Douglas Lichtman of the University of Chicago has a sensible paper on digital rights management technology:

Legal rules in every area of human interaction are implemented through a combination of powerful public mechanisms and weaker but less costly private ones. With the advent of DRM, copyright law is today no different. The task now is not to legislate DRM out of existence, but instead to follow the model adopted in every other arena: calibrate copyright law such that it harnesses the very real advantages of technological enforcement while at the same time keeping an appropriately wary eye on what might turn out to be overly aggressive uses.

This is exactly the way the issue should be approached. My only quibble is with the idea that there are people trying to “legislate DRM out of existence.” All we DRM critics are trying to say is that it ought not be singled out for special legal status in statute. There isn’t a federal fence-hopping statute, and there shouldn’t be a federal anti-circumvention statute.

In particular, I hope that Prof. Lichtman pursues this line of inquiry further:

With respect to DRM in the form adopted by iTunes, meanwhile, maybe copyright law should adopt nuanced rules like those that today limit the scope of the privilege of self-defense. The commonality here is that in both instances self-help ought not be allowed to become too common.
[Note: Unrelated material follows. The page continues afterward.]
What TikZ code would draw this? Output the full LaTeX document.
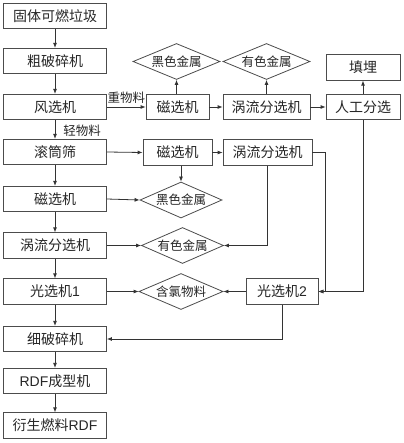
\documentclass[tikz,border=0pt]{standalone}
\usepackage{fontspec}
\setmainfont{Liberation Sans}
\newfontfamily\song{Noto Sans CJK SC}
\newfontfamily\arial{Liberation Sans}
\usetikzlibrary{arrows.meta,shapes.geometric}
\begin{document}
\begin{tikzpicture}[x=1pt,y=-1pt,
 box/.style={draw=black!70, line width=0.8pt, minimum height=25.5pt, inner sep=0pt, font=\song\fontsize{14}{16}\selectfont, text=black!85},
 dia/.style={draw=black!70, line width=0.8pt, diamond, aspect=2.35, inner sep=0pt, minimum width=85pt, minimum height=36pt, font=\song\fontsize{12.5}{14}\selectfont, text=black!85},
 lbl/.style={inner sep=0pt, font=\song\fontsize{12.5}{14}\selectfont, text=black!85},
 arr/.style={draw=black!80, line width=0.8pt, -{Latex[length=5pt,width=4pt]}}]
\fill[white] (0,0) rectangle (403,443);
\useasboundingbox (0,0) rectangle (403,443);
% left column
\node[box, minimum width=103pt] (n1) at (55,16) {固体可燃垃圾};
\node[box, minimum width=103pt] (n2) at (55,61) {粗破碎机};
\node[box, minimum width=103pt] (n3) at (55,107) {风选机};
\node[box, minimum width=103pt] (n4) at (55,152) {滚筒筛};
\node[box, minimum width=103pt] (n5) at (55,199) {磁选机};
\node[box, minimum width=103pt] (n6) at (55,245.5) {涡流分选机};
\node[box, minimum width=103pt] (n7) at (55,291.5) {光选机{\arial 1}};
\node[box, minimum width=103pt] (n8) at (55,339) {细破碎机};
\node[box, minimum width=103pt] (n9) at (55,381) {{\arial RDF}成型机};
\node[box, minimum width=103pt] (n10) at (55,425.5) {衍生燃料{\arial RDF}};
% top row
\node[box, minimum width=63pt] (m1) at (177.5,107) {磁选机};
\node[box, minimum width=87pt] (v1) at (266.5,107) {涡流分选机};
\node[box, minimum width=74pt] (r1) at (363,107) {人工分选};
\node[box, minimum width=74pt] (f1) at (363,67.5) {填埋};
\node[dia, minimum width=87pt] (d1) at (176.5,61.5) {黑色金属};
\node[dia, minimum width=87pt] (d2) at (266.5,61.5) {有色金属};
% second row
\node[box, minimum width=69pt] (m2) at (177.5,152.5) {磁选机};
\node[box, minimum width=89pt] (v2) at (267.5,152.5) {涡流分选机};
\node[dia, minimum width=82pt] (d3) at (181,200) {黑色金属};
\node[dia, minimum width=82pt] (d4) at (182.5,245.5) {有色金属};
\node[dia, minimum width=84pt] (d5) at (181,291.5) {含氯物料};
\node[box, minimum width=72pt] (g2) at (282,291.5) {光选机{\arial 2}};
\coordinate (c1) at (325,291.5);
% left chain
\draw[arr] (n1.south) -- (n2.north);
\draw[arr] (n2.south) -- (n3.north);
\draw[arr] (n3.south) -- node[lbl, anchor=west, xshift=8pt, yshift=-1pt] {轻物料} (n4.north);
\draw[arr] (n4.south) -- (n5.north);
\draw[arr] (n5.south) -- (n6.north);
\draw[arr] (n6.south) -- (n7.north);
\draw[arr] (n7.south) -- (n8.north);
\draw[arr] (n8.south) -- (n9.north);
\draw[arr] (n9.south) -- (n10.north);
% top row
\draw[arr] (n3.east) -- node[lbl, above, yshift=3pt] {重物料} (m1.west);
\draw[arr] (m1.east) -- (v1.west);
\draw[arr] (v1.east) -- (r1.west);
\draw[arr] (d1.south |- m1.north) -- (d1.south);
\draw[arr] (v1.north) -- (d2.south);
\draw[arr] (r1.north) -- (f1.south);
% second row
\draw[arr] (n4.east) -- (m2.west);
\draw[arr] (m2.east) -- (v2.west);
\draw[arr] (d3.north |- m2.south) -- (d3.north);
\draw[arr] (v2.south) |- (d4.east);
\draw[arr] (v2.east) -| (c1) -- (g2.east);
\draw[arr] (r1.south) |- (g2.east);
\draw[arr] (n5.east) -- (d3.west);
\draw[arr] (n6.east) -- (d4.west);
\draw[arr] (n7.east) -- (d5.west);
\draw[arr] (g2.west) -- (d5.east);
\draw[arr] (g2.south) |- (n8.east);
\end{tikzpicture}
\end{document}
Frequent self-defense would give rise to a vigilante state; widespread iTunes-style restrictions would reduce hardware competition by in essence making it impossible to enter the hardware market without simultaneously entering the relevant content business as well.

This is, I think, the most compelling critique of the DMCA: not that it gives content owners too much control over their own content, but that it needlessly balkanizes media technologies into mutually incompatible platforms controlled by companies like Apple and Microsoft.

Prior to the enactment of the DMCA, we had “nuanced rules” governing the intersection of copyright and technology. The Supreme Court, in its 1984 Sony Betamax decision, stressed the need to insure that the monopoly granted by copyright law did not interfere with “the rights of others freely to engage in substantially unrelated areas of commerce.” The courts were doing a pretty good job of striking that balance.

But the DMCA threw that evolving body of law out the window, replacing it with a blanket anti-circumvention rule. That rule has allowed the monopoly granted by copyright to bleed into monopolies in “substantially unrelated areas of commerce,” such as MP3 players, DVD players, televisions, etc. All repealing the DMCA would do is restore the courts to its proper role of fashioning “nuanced rules” that properly balance competing interests as the Supreme Court did in Sony and Grokster.